問題を解く、のも、それがよくできるようになるための近道は、問題を「解く」ことである、はずはありません。本文とそれについての質問文によく答えられるようになる方法は、本文と質問文をきちんと理解することであって、べつに「問題を解く」訓練はいらないはずです。数学の問題とはわけが違うのですから。「解法」などはありません。
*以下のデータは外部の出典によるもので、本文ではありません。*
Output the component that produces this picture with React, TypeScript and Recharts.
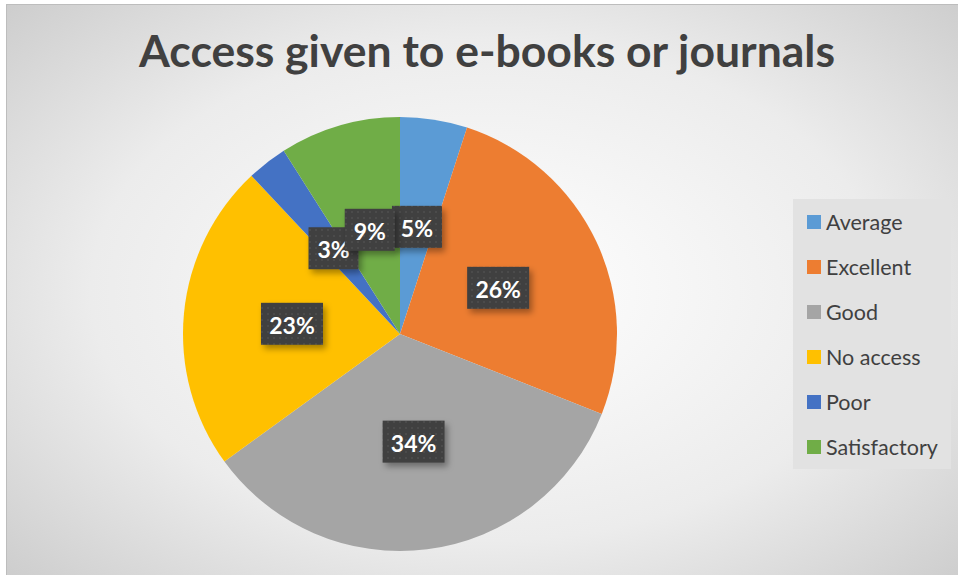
import React from 'react';
import {PieChart, Pie, Cell, Legend} from "recharts";

const categories = ["Average", "Excellent", "Good", "No access", "Poor", "Satisfactory"];
const shares = [5, 26, 34, 23, 3, 9];
const colors = ["#5B9BD5", "#ED7D31", "#A5A5A5", "#FFC000", "#4472C4", "#70AD47"];

const data = categories.map((name, i) => ({name, value: shares[i]}));

const RAD = Math.PI / 180;

const renderLabel = (props: any) => {
    const {cx, cy, midAngle, outerRadius, value, index} = props;
    const r = outerRadius * 0.5;
    const x = cx + r * Math.cos(-midAngle * RAD);
    const y = cy + r * Math.sin(-midAngle * RAD);
    const text = `${value}%`;
    const w = text.length > 2 ? 62 : 50;
    const h = 42;
    const pid = `dots${index}`;
    const fid = `shadow${index}`;
    return <g>
        <defs>
            <pattern id={pid} width="6" height="6" patternUnits="userSpaceOnUse">
                <rect width="6" height="6" fill="#3f3f3f"/>
                <rect x="2" y="2" width="2" height="2" fill="#4c4c4c"/>
            </pattern>
            <filter id={fid} x="-30%" y="-30%" width="160%" height="160%">
                <feDropShadow dx="3" dy="4" stdDeviation="3" floodColor="#000" floodOpacity="0.35"/>
            </filter>
        </defs>
        <rect x={x - w / 2} y={y - h / 2} width={w} height={h} fill={`url(#${pid})`} filter={`url(#${fid})`}/>
        <text x={x} y={y + 1} fill="#fff" fontSize={23} fontWeight={700} fontFamily="Lato, sans-serif"
              textAnchor="middle" dominantBaseline="central">{text}</text>
    </g>;
};

const LegendBox = () => (
    <div style={{
        background: "#e2e2e2", width: 158, height: 270, boxSizing: "border-box",
        fontFamily: "Lato, sans-serif", fontSize: 21.5, color: "#404040"
    }}>
        {categories.map((c, i) => (
            <div key={c} style={{display: "flex", alignItems: "center", height: 45, paddingLeft: 14}}>
                <span style={{width: 14, height: 14, background: colors[i], marginRight: 5}}/>
                <span>{c}</span>
            </div>
        ))}
    </div>
);

export default function App() {
    return <div style={{
        position: "absolute", left: 6, top: 4, width: 960, height: 570, overflow: "hidden",
        borderTop: "1px solid #bdbdbd", borderLeft: "1px solid #bdbdbd",
        background: "radial-gradient(ellipse 75% 80% at 50% 50%, #ffffff 0%, #ececec 55%, #c6c6c6 100%)"
    }}>
        <div style={{
            position: "absolute", top: 18, left: 0, width: 960, textAlign: "center",
            fontFamily: "Lato, sans-serif", fontWeight: 700, fontSize: 44.5, color: "#404040"
        }}>Access given to e-books or journals</div>
        <PieChart width={960} height={570}>
            <Pie data={data} dataKey="value" nameKey="name" cx={388} cy={324} outerRadius={217}
                 startAngle={90} endAngle={-270} stroke="none" label={renderLabel} labelLine={false}
                 isAnimationActive={false}>
                {data.map((d, i) => <Cell key={d.name} fill={colors[i]}/>)}
            </Pie>
            <Legend layout="vertical" align="right" verticalAlign="top"
                    wrapperStyle={{left: 786, top: 194, width: 158}} content={() => <LegendBox/>}/>
        </PieChart>
    </div>;
}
書いてあること、聞こえてくることの意味がきちんとわかることが出発点であり到達点であり、必要にして十分なことではないかと思います。
いつの日か、正しく parsing できて、効率的に意味処理ができるようになる近道が、ごてごてした文法用語と用法ラベルを引き出しに貯めこむことことだ、というのは myth なのではないでしょうか。
ただ授業者の名誉のために言っておくと、授業Bの先生の授業テンポはすばらしいものでした。発問も、個人指名した生徒がうまく答えられないとすかさず、「ペアで相談!」と指示し、「◯◯を15秒で。15,14,13、、、、3,2,1、終了!」と 盛り上げ、「これはまず個人で考えて!」10秒後に「じゃあ、ペアで相談!」など、非常にキビキビと指示の通る、めまぐるしく展開が変わる授業は見ていて気持ちの良いものでした。ただその発問の中身、ペアワークの中身が、私には違和感が大きすぎるものだ、というだけです。
さすが、我が教え子。今日の授業は「受験用読解」だということでしたが、「普通」の授業では新作の技をいくつも開発したということで、見せてもらうのが楽しみです。